§ **What you are asked to do**:
Locate all lines with the word "Clone". Copy them.

(Plotting code records)
**********

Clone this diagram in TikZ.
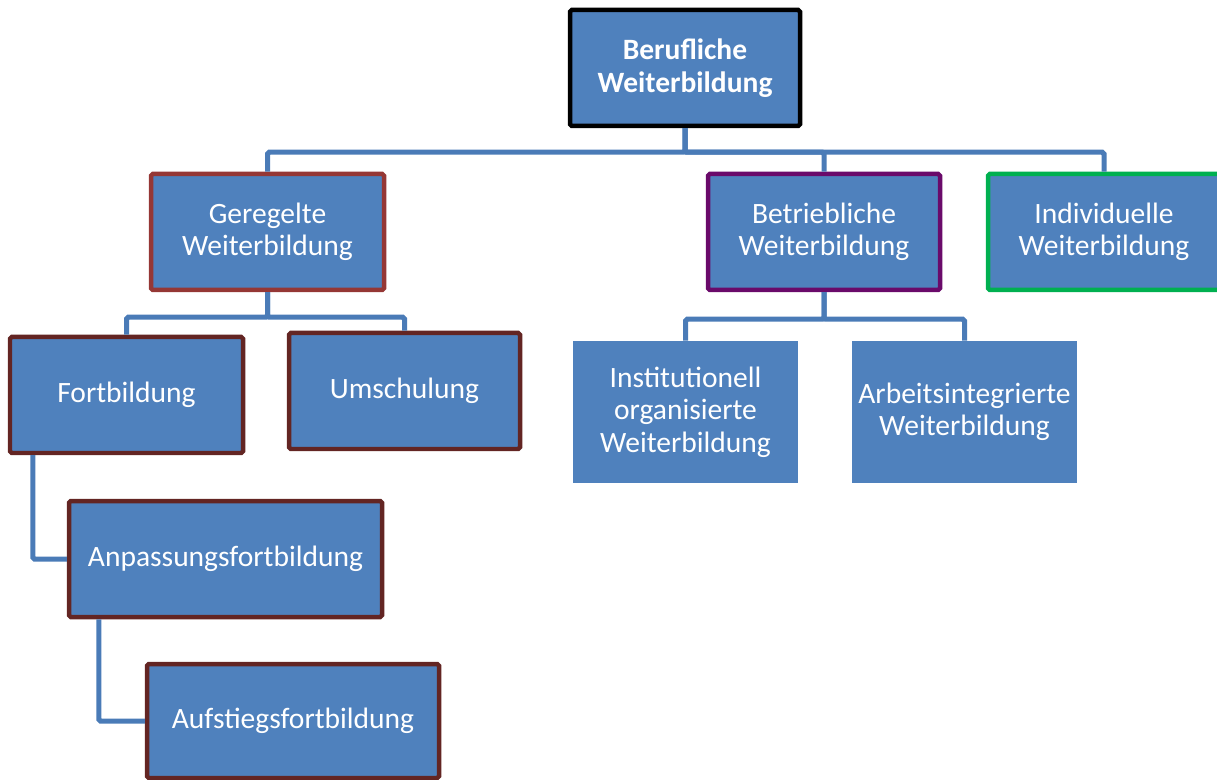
\documentclass[tikz,border=0pt]{standalone}
\usepackage{fontspec}
\setmainfont{Carlito}
\usetikzlibrary{positioning, calc}

\definecolor{boxblue}{HTML}{4F81BD}
\definecolor{lineblue}{HTML}{4A7BB7}
\definecolor{redbrown}{HTML}{953735}
\definecolor{darkbrown}{HTML}{632523}
\definecolor{darkpurple}{HTML}{6A0A6A}
\definecolor{brightgreen}{HTML}{00B050}

\begin{document}
\begin{tikzpicture}[x=0.02cm, y=-0.02cm,
  box/.style={fill=boxblue, text=white, align=center, inner sep=0pt,
    font=\fontsize{16.8pt}{18.4pt}\selectfont, rounded corners=1pt},
  framed/.style={box, draw=#1, line width=0.09cm},
  conn/.style={draw=lineblue, line width=0.1cm, rounded corners=1pt}]
  \newcommand\pxu{0.02cm}

  \useasboundingbox (0,0) rectangle (1217,780);

  \node[framed=black, minimum width=230*\pxu, minimum height=116*\pxu, font=\fontsize{16.8pt}{18.4pt}\selectfont\bfseries] at (685,68) (beruf) {Berufliche\\Weiterbildung};

  \node[framed=redbrown, minimum width=233*\pxu, minimum height=116*\pxu] at (267.5,232) (geregelt) {Geregelte\\Weiterbildung};
  \node[framed=darkpurple, minimum width=232*\pxu, minimum height=116*\pxu] at (824,232) (betrieb) {Betriebliche\\Weiterbildung};
  \node[framed=brightgreen, minimum width=232*\pxu, minimum height=116*\pxu] at (1104,232) (indiv) {Individuelle\\Weiterbildung};

  \node[framed=darkbrown, minimum width=233*\pxu, minimum height=116*\pxu] at (126.5,395) (fortb) {Fortbildung};
  \node[framed=darkbrown, minimum width=231*\pxu, minimum height=116*\pxu] at (404.5,391) (umsch) {Umschulung};
  \node[framed=darkbrown, minimum width=313*\pxu, minimum height=116*\pxu] at (225.5,559) (anpass) {Anpassungsfortbildung};
  \node[framed=darkbrown, minimum width=292*\pxu, minimum height=114*\pxu] at (293,721) (aufst) {Aufstiegsfortbildung};

  \node[box, rounded corners=0pt, minimum width=225*\pxu, minimum height=142*\pxu] at (685.5,412) (instit) {Institutionell\\organisierte\\Weiterbildung};
  \node[box, rounded corners=0pt, minimum width=225*\pxu, minimum height=142*\pxu] at (964.5,412) (arbint) {Arbeitsintegrierte\\Weiterbildung};

  % first level
  \draw[conn] (beruf.south) -- ++(0,24) -| (geregelt.north);
  \draw[conn] (beruf.south) -- ++(0,24) -| (betrieb.north);
  \draw[conn] (beruf.south) -- ++(0,24) -| (indiv.north);

  % geregelte weiterbildung
  \draw[conn] (geregelt.south) -- ++(0,25) -| (fortb.north);
  \draw[conn] (geregelt.south) -- ++(0,25) -| (umsch.north);
  \draw[conn] ($(fortb.south west)+(25,0)$) |- (anpass.west);
  \draw[conn] ($(anpass.south west)+(32,0)$) |- (aufst.west);

  % betriebliche weiterbildung
  \draw[conn] (betrieb.south) -- ++(0,27) -| (instit.north);
  \draw[conn] (betrieb.south) -- ++(0,27) -| (arbint.north);
\end{tikzpicture}
\end{document}
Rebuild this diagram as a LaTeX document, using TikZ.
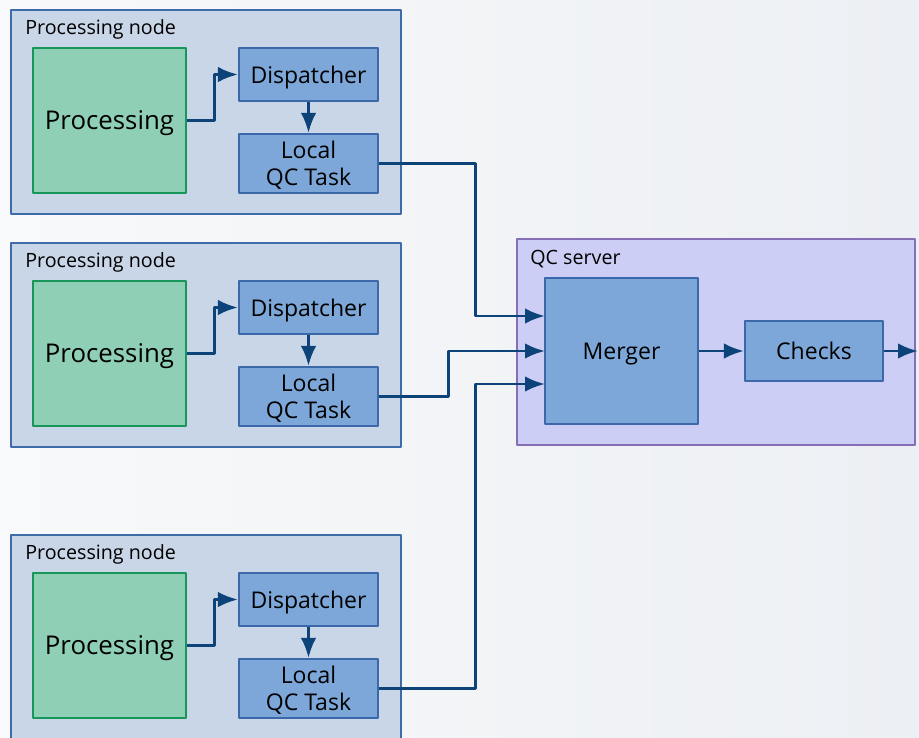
\documentclass[tikz,border=0pt]{standalone}
\usepackage{fontspec}
\setmainfont{Open Sans}
\usetikzlibrary{arrows.meta}
\definecolor{pnfill}{RGB}{200,214,231}
\definecolor{pnline}{RGB}{62,108,168}
\definecolor{taskfill}{RGB}{124,167,216}
\definecolor{taskline}{RGB}{58,104,168}
\definecolor{procfill}{RGB}{142,207,181}
\definecolor{procline}{RGB}{22,150,88}
\definecolor{srvfill}{RGB}{205,206,245}
\definecolor{srvline}{RGB}{134,110,182}
\definecolor{flow}{RGB}{12,68,122}
\tikzset{
  group/.style={draw=pnline,fill=pnfill,line width=1.2pt,anchor=north west},
  task/.style={draw=taskline,fill=taskfill,line width=1.2pt,minimum width=2.78cm,font=\fontsize{13.1}{15.4}\selectfont,align=center,inner sep=0pt,text depth=0pt},
  proc/.style={draw=procline,fill=procfill,line width=1.2pt,minimum width=3.06cm,minimum height=2.9cm,font=\fontsize{14.7}{17}\selectfont,text depth=0pt},
  title/.style={anchor=west,font=\fontsize{11.2}{13}\selectfont,inner sep=0pt},
  flowline/.style={draw=flow,line width=1.7pt,->}
}
\begin{document}
\begin{tikzpicture}[x=0.02cm,y=-0.02cm, line join=round, >={Latex[length=4mm,width=3.1mm]}]
\useasboundingbox(0,0)rectangle(919,737);
\shade[left color={rgb,255:red,248;green,249;blue,250},right color={rgb,255:red,236;green,239;blue,243}](0,0)rectangle(919,737);
% the three processing nodes
\foreach \i/\o/\h in{1/0/4.08cm,2/233/4.08cm,3/525/4.4cm}{
\node[group,minimum width=7.8cm,minimum height=\h](pn\i)at(10,9+\o){};
\node[title](pnt\i)at(25,29+\o){Processing node};
\node[proc](proc\i)at(109.5,120.5+\o){Processing};
\node[task,minimum height=1.06cm](disp\i)at(308.5,74.5+\o){Dispatcher};
\node[task,minimum height=1.18cm](local\i)at(308.5,163.5+\o){Local\\QC Task};
\draw[flowline](proc\i.east)--++(27,0)|-(disp\i.west);
\draw[flowline](disp\i)--(local\i);
}
% server side
\node[draw=srvline,fill=srvfill,line width=1.2pt,minimum width=7.96cm,minimum height=4.12cm,anchor=north west](srv)at(516,238){};
\node[title](srvt)at(530,259){QC server};
\node[task,minimum width=3.06cm,minimum height=2.92cm](merger)at(621.5,351){Merger};
\node[task,minimum width=2.76cm,minimum height=1.2cm](checks)at(814,351){Checks};
\coordinate(in1)at(545,316);
\coordinate(in2)at(545,351);
\coordinate(in3)at(545,384);
\coordinate(out)at(918,351);
\draw[flowline](local1.east)--++(96,0)|-(in1);
\draw[flowline](local2.east)--++(69,0)|-(in2);
\draw[flowline](local3.east)--++(96,0)|-(in3);
\draw[flowline](merger)--(checks);
\draw[flowline](checks)--(out);
\end{tikzpicture}
\end{document}
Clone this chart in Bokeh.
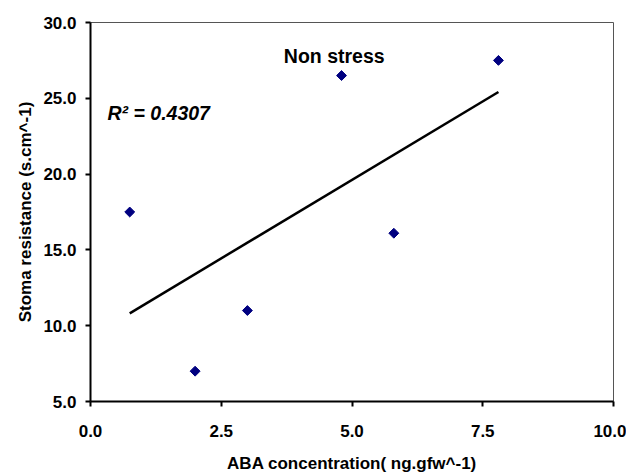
import numpy as np
from bokeh.plotting import figure
from bokeh.models import FixedTicker, CustomJSTickFormatter, Range1d
from bokeh.core.properties import value
from bokeh.embed import file_html
from bokeh.resources import INLINE

aba = [0.75, 2.0, 3.0, 4.8, 5.8, 7.8]
resistance = [17.5, 7.0, 11.0, 26.5, 16.1, 27.5]
x_ticks = [0.0, 2.5, 5.0, 7.5, 10.0]
y_ticks = [5.0, 10.0, 15.0, 20.0, 25.0, 30.0]
title_text = "Non stress"
r2_text = "R\u00b2 = 0.4307"

FONT = "Liberation Sans"

p = figure(frame_width=523, frame_height=379, min_border_left=90, min_border_top=22,
           min_border_right=13, min_border_bottom=71,
           output_backend="svg", toolbar_location=None,
           x_range=Range1d(0, 10), y_range=Range1d(5, 30))
p.xgrid.visible = False
p.ygrid.visible = False
p.outline_line_color = "#555555"
p.outline_line_width = 1
p.background_fill_color = "white"
p.border_fill_color = "white"

for ax, ticks in ((p.xaxis[0], x_ticks), (p.yaxis[0], y_ticks)):
    ax.ticker = FixedTicker(ticks=ticks)
    ax.formatter = CustomJSTickFormatter(code="return tick.toFixed(1);")
    ax.axis_line_color = "black"
    ax.axis_line_width = 2
    ax.major_tick_line_color = "black"
    ax.major_tick_line_width = 2
    ax.major_tick_out = 5
    ax.major_tick_in = 0
    ax.minor_tick_line_color = None
    ax.major_label_text_font = FONT
    ax.major_label_text_font_style = "bold"
    ax.major_label_text_font_size = "17px"
    ax.major_label_text_color = "black"
    ax.axis_label_text_font = FONT
    ax.axis_label_text_font_style = "bold"
    ax.axis_label_text_font_size = "17px"
    ax.axis_label_text_color = "black"

p.xaxis.axis_label = "ABA concentration( ng.gfw^-1)"
p.yaxis.axis_label = "Stoma resistance (s.cm^-1)"
p.xaxis.major_label_standoff = 18
p.xaxis.axis_label_standoff = 14
p.yaxis.major_label_standoff = 9
p.yaxis.axis_label_standoff = 5

# trend line (least squares)
slope, intercept = np.polyfit(aba, resistance, 1)
xs = [min(aba), max(aba)]
ys = [slope * v + intercept for v in xs]
p.line(xs, ys, line_color="black", line_width=2.5)

p.scatter(aba, resistance, marker="square", angle=np.pi / 4, size=7,
          fill_color="#000080", line_color="#000080")

p.text(x=[4.66], y=[27.82], text=[title_text], text_font=value(FONT),
       text_font_style="bold", text_font_size="19.5px", text_align="center",
       text_baseline="middle", text_color="black")
p.text(x=[0.325], y=[24.0], text=[r2_text], text_font=value(FONT),
       text_font_style="bold italic", text_font_size="19.5px", text_align="left",
       text_baseline="middle", text_color="black")

open("out.html", "w").write(file_html(p, INLINE))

**********

§ **Response**:
Clone this diagram in TikZ.
Clone this chart in Bokeh.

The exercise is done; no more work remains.